# Exercise requirements:
Repeat exactly, and only, the lines from the one that contains "The picture is" through the one that contains "capsize=16.5, capthick=4.7, zorder=3)", both ends included.

# Data shown:
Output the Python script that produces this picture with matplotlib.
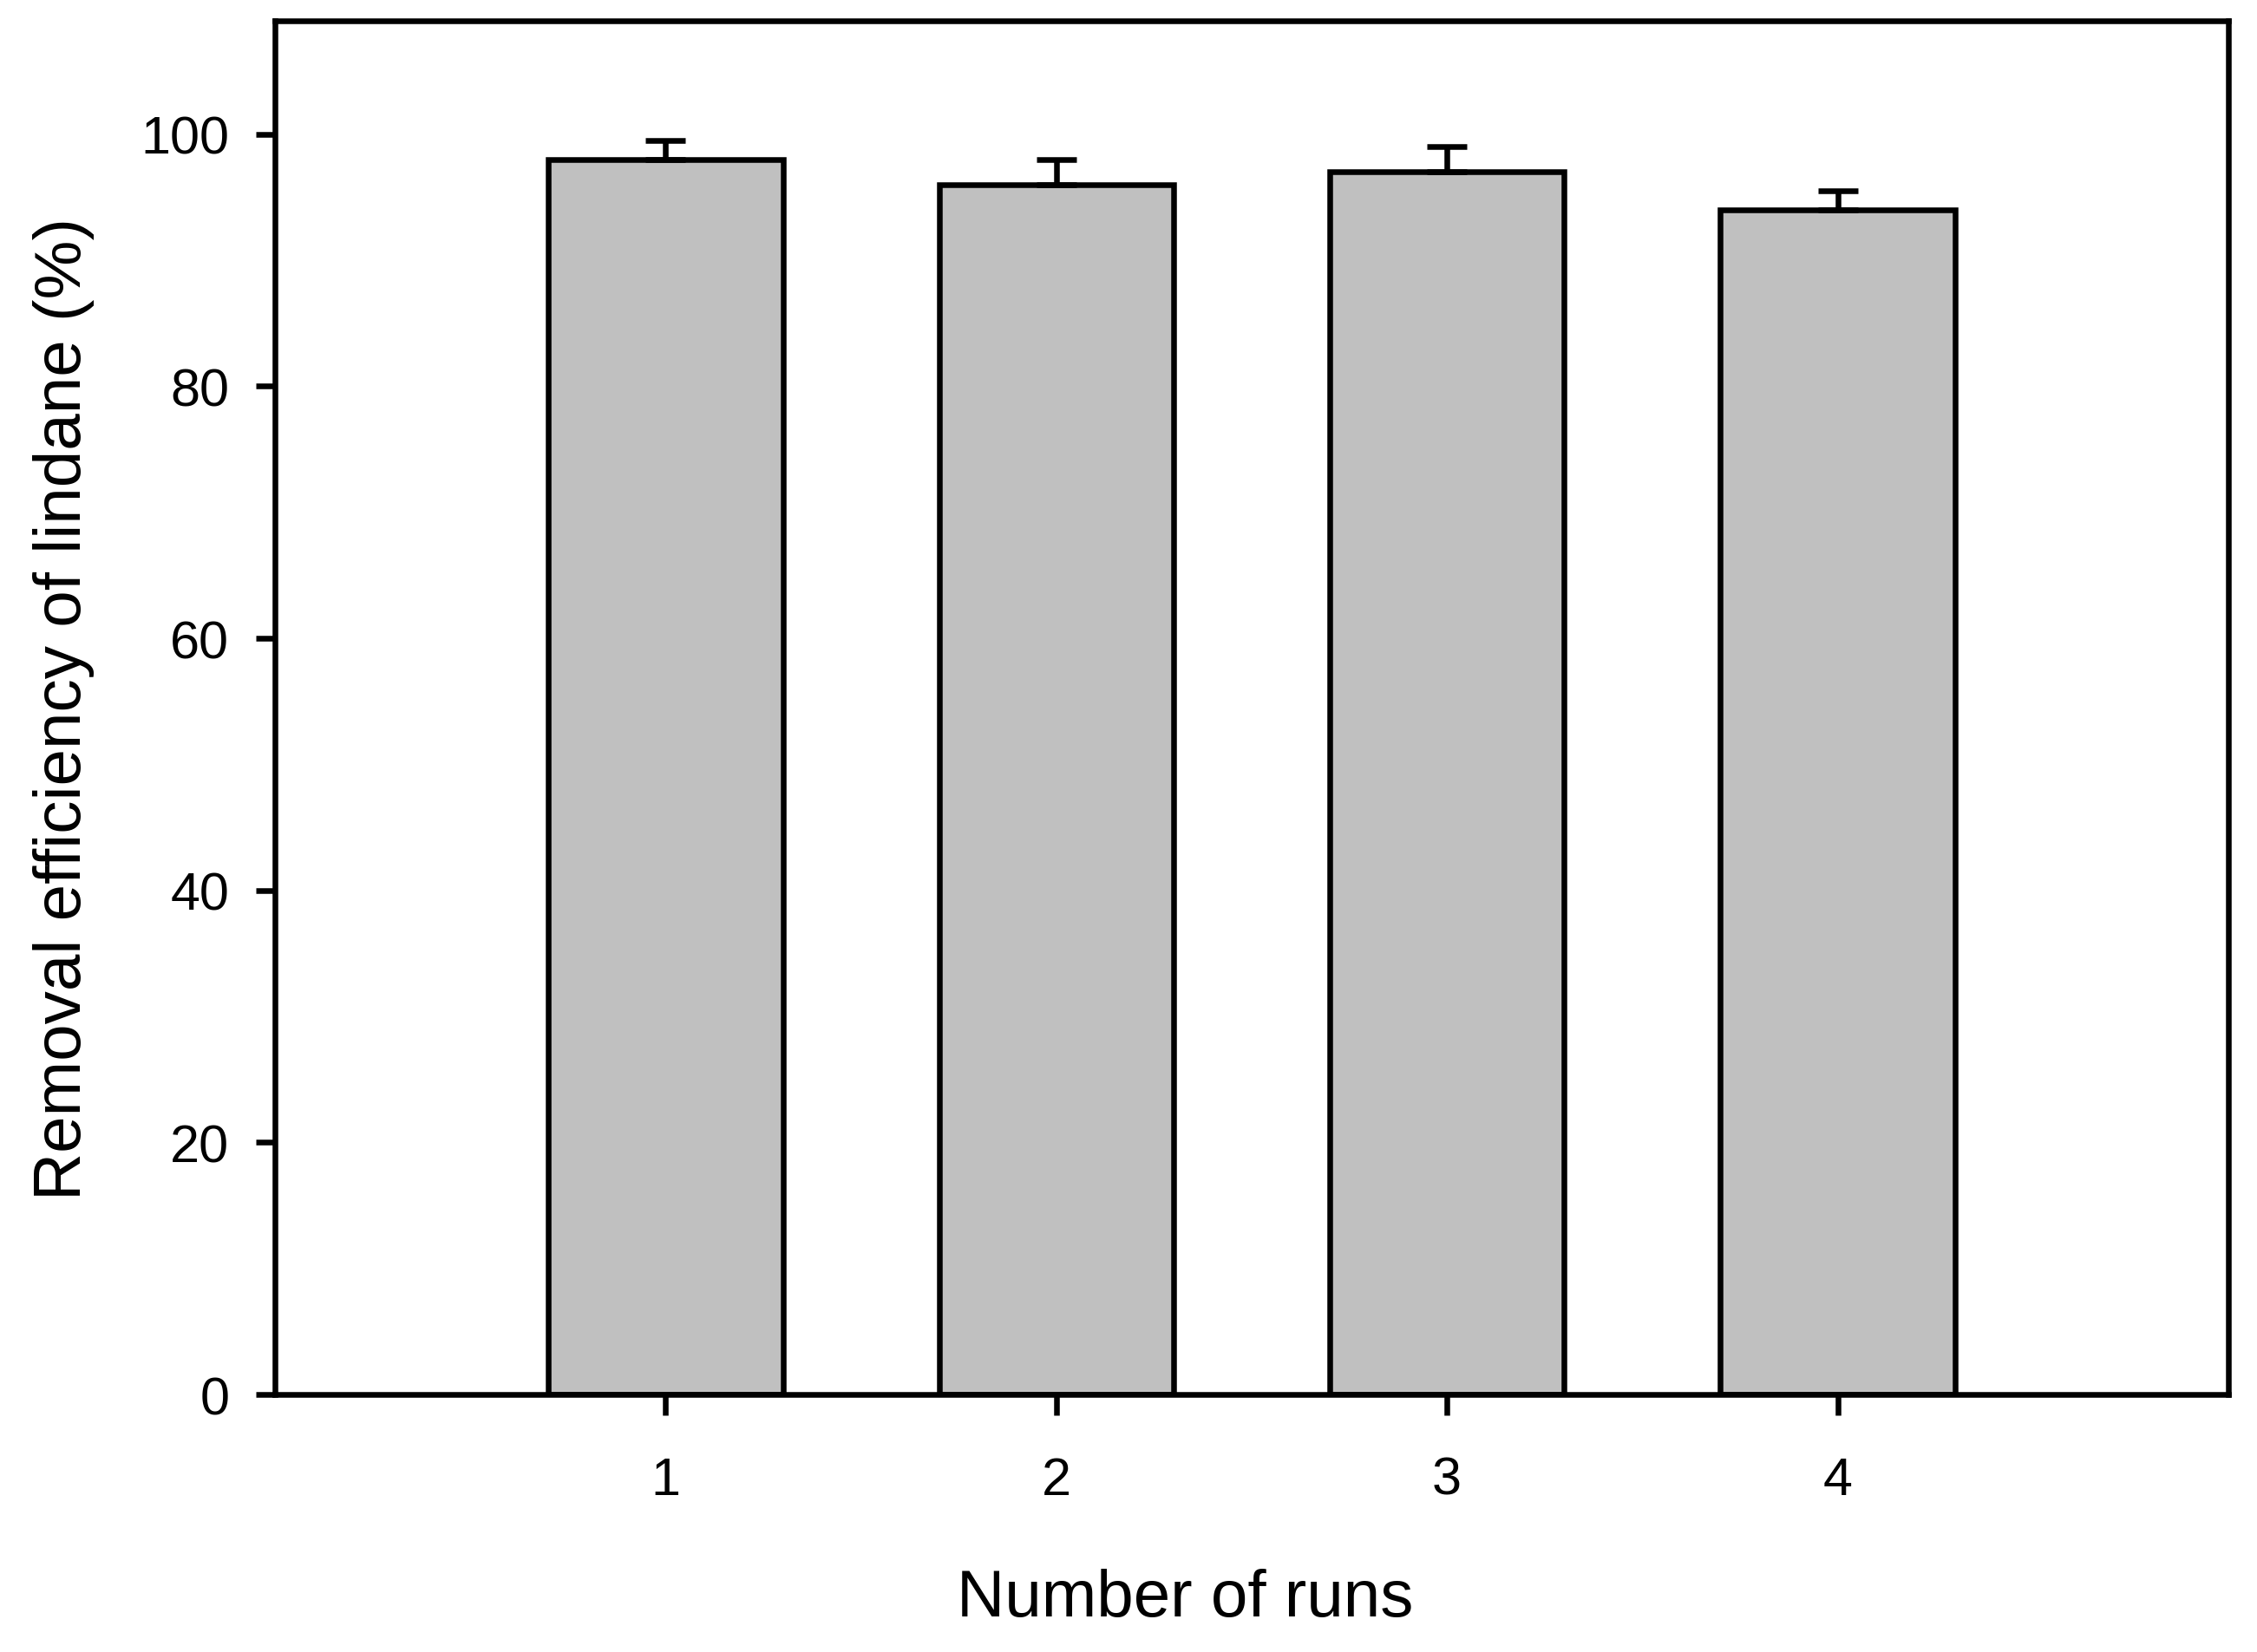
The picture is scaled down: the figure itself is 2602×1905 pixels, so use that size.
import matplotlib
matplotlib.use("Agg")
import matplotlib.pyplot as plt

runs = [1, 2, 3, 4]
run_labels = ["1", "2", "3", "4"]
efficiency = [98.0, 96.0, 97.0, 94.0]
errors = [1.5, 2.0, 2.0, 1.5]
y_ticks = [0, 20, 40, 60, 80, 100]

plt.rcParams['font.family'] = ['Liberation Sans', 'DejaVu Sans']

fig = plt.figure(figsize=(26.02, 19.06), dpi=100)
ax = fig.add_axes([317/2602, 1 - 1609/1906, (2569-317)/2602, (1609-25)/1906])

ax.bar(runs, efficiency, width=0.6, color='#c0c0c0', edgecolor='black',
       linewidth=4.7, zorder=2)
ax.errorbar(runs, efficiency, yerr=[[0]*len(errors), errors], fmt='none',
            ecolor='black', elinewidth=4.7, capsize=16.5, capthick=4.7, zorder=3)

ax.set_xlim(0, 5)
ax.set_ylim(0, 109)
ax.set_xticks(runs)
ax.set_xticklabels(run_labels)
ax.set_yticks(y_ticks)

for s in ax.spines.values():
    s.set_linewidth(4.7)

ax.tick_params(axis='y', direction='out', length=16, width=4.7, labelsize=44, pad=22)
ax.tick_params(axis='x', direction='out', length=17, width=4.7, labelsize=44, pad=34)

ax.set_xlabel("Number of runs", fontsize=55, labelpad=52)
ax.xaxis.label.set_x(0.466)
ax.set_ylabel("Removal efficiency of lindane (%)", fontsize=55, labelpad=38)

fig.savefig("out.png", dpi=100)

# Written answer:
The picture is scaled down: the figure itself is 2602×1905 pixels, so use that size.
import matplotlib
matplotlib.use("Agg")
import matplotlib.pyplot as plt

runs = [1, 2, 3, 4]
run_labels = ["1", "2", "3", "4"]
efficiency = [98.0, 96.0, 97.0, 94.0]
errors = [1.5, 2.0, 2.0, 1.5]
y_ticks = [0, 20, 40, 60, 80, 100]

plt.rcParams['font.family'] = ['Liberation Sans', 'DejaVu Sans']

fig = plt.figure(figsize=(26.02, 19.06), dpi=100)
ax = fig.add_axes([317/2602, 1 - 1609/1906, (2569-317)/2602, (1609-25)/1906])

ax.bar(runs, efficiency, width=0.6, color='#c0c0c0', edgecolor='black',
       linewidth=4.7, zorder=2)
ax.errorbar(runs, efficiency, yerr=[[0]*len(errors), errors], fmt='none',
            ecolor='black', elinewidth=4.7, capsize=16.5, capthick=4.7, zorder=3)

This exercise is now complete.